I can do a lot of stuff on my own. A lot. I didn’t get to where I am today by depending upon others for help. All through school, I would beg and cajole my teachers until they would let me work alone and skip all those “group projects” where I would end up doing all the work anyway while everybody else goofed off and then would be happy to share my A grade at the end. I know independence can be considered an admirable quality, but it becomes a detriment when you genuinely need help to complete a project.
I’m learning, and Silver Spring Farm is my teacher. The first time I had friends help me with work was the construction of the bee yard last year and it turned out great. This year I have tried more collaboration and it is starting to grow on me — I no longer feel like an annoying imposition on other people’s lives. My cousin, Maureen, helped me clean the house attic with such gusto that I looked forward to her company on projects! It doesn’t help that she is a totally awesome, also independent, woman. (This is a trait that runs in the family for good or bad.)

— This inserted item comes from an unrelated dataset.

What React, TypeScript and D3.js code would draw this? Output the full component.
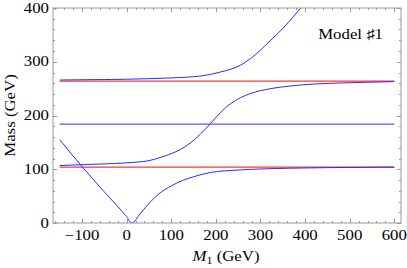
import * as d3 from 'd3';
import { useEffect, useRef } from 'react';

// M1 (GeV) grid and masses (GeV)
const m1V = [-150, -100, -50, 0, 12, 30, 53, 75, 100, 125, 150, 188, 250, 300, 368, 450, 600];
const massV = [155, 105, 58, 12, 0, 17, 39, 56, 69, 79, 86, 94, 98.5, 100.5, 102, 103, 104];

const m1Mid = [-150, -100, -50, 0, 50, 76, 100, 121, 143, 165, 188, 210, 233, 255, 278, 323, 368, 420, 500, 600];
const massMid = [107, 108.5, 110, 112, 116, 122, 129, 137, 149, 165, 185, 205, 222, 233, 241, 250, 255, 258.5, 261, 263];

const m1Top = [-150, -100, 0, 100, 166, 211, 256, 278, 323, 357, 390, 410];
const massTop = [266, 266.5, 267.5, 270, 273.5, 281, 294, 306, 340, 368, 400, 420];

const redLevels = [264, 104];
const blueLevels = [184];
const lineRange = [-150, 600];

const xTicks = [-100, 0, 100, 200, 300, 400, 500, 600];
const yTicks = [0, 100, 200, 300, 400];

export default function App() {
    const ref = useRef<SVGSVGElement>(null);

    useEffect(() => {
        const svg = d3.select(ref.current);
        svg.selectAll("*").remove();

        const left = 53, right = 401, top = 8, bottom = 223;
        const x = d3.scaleLinear().domain([-165, 615]).range([left, right]);
        const y = d3.scaleLinear().domain([0, 400]).range([bottom, top]);
        const frameColor = "#999";
        const blue = "#2a2aff";

        svg.append("defs").append("clipPath").attr("id", "plot-clip")
            .append("rect")
            .attr("x", left).attr("y", top)
            .attr("width", right - left).attr("height", bottom - top);

        const plot = svg.append("g").attr("clip-path", "url(#plot-clip)");

        const line = d3.line<[number, number]>()
            .x(d => x(d[0]))
            .y(d => y(d[1]))
            .curve(d3.curveMonotoneX);

        // flat levels
        redLevels.forEach(v => {
            plot.append("path")
                .datum(lineRange.map(m => [m, v] as [number, number]))
                .attr("fill", "none").attr("stroke", "#f00").attr("stroke-width", 1)
                .attr("d", line);
        });
        blueLevels.forEach(v => {
            plot.append("path")
                .datum(lineRange.map(m => [m, v] as [number, number]))
                .attr("fill", "none").attr("stroke", blue).attr("stroke-width", 1)
                .attr("d", line);
        });

        // mass curves
        const curves: [number[], number[]][] = [[m1V, massV], [m1Mid, massMid], [m1Top, massTop]];
        curves.forEach(([xs, ys]) => {
            plot.append("path")
                .datum(xs.map((m, i) => [m, ys[i]] as [number, number]))
                .attr("fill", "none").attr("stroke", blue).attr("stroke-width", 1)
                .attr("d", line);
        });

        // frame
        svg.append("rect")
            .attr("x", left).attr("y", top)
            .attr("width", right - left).attr("height", bottom - top)
            .attr("fill", "none").attr("stroke", frameColor).attr("stroke-width", 1);

        const ticks = svg.append("g").attr("stroke", frameColor).attr("stroke-width", 1);
        d3.range(-160, 601, 20).forEach(t => {
            const len = t % 100 === 0 ? 4 : 2;
            const px = Math.round(x(t)) + 0.5;
            ticks.append("line").attr("x1", px).attr("x2", px).attr("y1", bottom).attr("y2", bottom - len);
            ticks.append("line").attr("x1", px).attr("x2", px).attr("y1", top).attr("y2", top + len);
        });
        d3.range(0, 401, 20).forEach(t => {
            const len = t % 100 === 0 ? 4 : 2;
            const py = Math.round(y(t)) + 0.5;
            ticks.append("line").attr("x1", left).attr("x2", left + len).attr("y1", py).attr("y2", py);
            ticks.append("line").attr("x1", right).attr("x2", right - len).attr("y1", py).attr("y2", py);
        });

        const font = "'Liberation Serif', 'DejaVu Serif', serif";
        const stretch = 1.2;

        // text with the reference's slightly wide letterforms
        const addText = (px: number, py: number, anchor: string, rot = 0) =>
            svg.append("text")
                .attr("transform", `translate(${px},${py}) rotate(${rot}) scale(${stretch},1)`)
                .attr("text-anchor", anchor)
                .style("font-family", font).style("font-size", "14px");

        xTicks.forEach(d => {
            addText(x(d), 240, "middle").text(d < 0 ? "\u2212" + Math.abs(d) : String(d));
        });
        yTicks.forEach(d => {
            addText(left - 4, y(d) + 4.5, "end").text(String(d));
        });

        const xLabel = addText(226, 261, "middle");
        xLabel.append("tspan").style("font-style", "italic").text("M");
        xLabel.append("tspan").attr("dy", 3).style("font-size", "10px").text("1");
        xLabel.append("tspan").attr("dy", -3).text(" (GeV)");

        addText(15, (top + bottom) / 2, "middle", -90).text("Mass (GeV)");

        addText(383, 39, "end").text("Model \u266F1");
    }, []);

    return (
        <svg ref={ref} width={407} height={268}
            style={{ position: 'absolute', left: 0, top: 0, background: '#fff' }} />
    );
}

She really likes digging through garbage for treasures. So much so, that she begged to be included when it came time to clean the various haylofts in the barns. As did my friends, Lisa and Harry, who look for any excuse possible to hang out with us at the farm. Lisa is a great pitcher-inner, a Girl Scout leader class-mom-type and probably the tidiest person I have ever met. Something I’m surely not.
We cleaned out the main hayloft of the old, post-and-beam barn. Best guess puts its construction at the same time as the big house next door: 1795-1805. I regard the barn as being much “newer” than the house (1730), but to put this into perspective, 1805 would be 8 years before Jane Austen wrote Pride and Prejudice. 1805 is 7 years before the War of 1812. In 1805, Thomas Jefferson was sworn in to his second term as President, Lewis and Clark began their expedition to discover the wilds of the American mid-west, while Napoleon Bonaparte was tearing up Europe. And the Congletons had built themselves a barn.

We threw down the garbage and Bill and Harry loaded it into the pickup. When the bed got full they would drive it all over to the dumpster.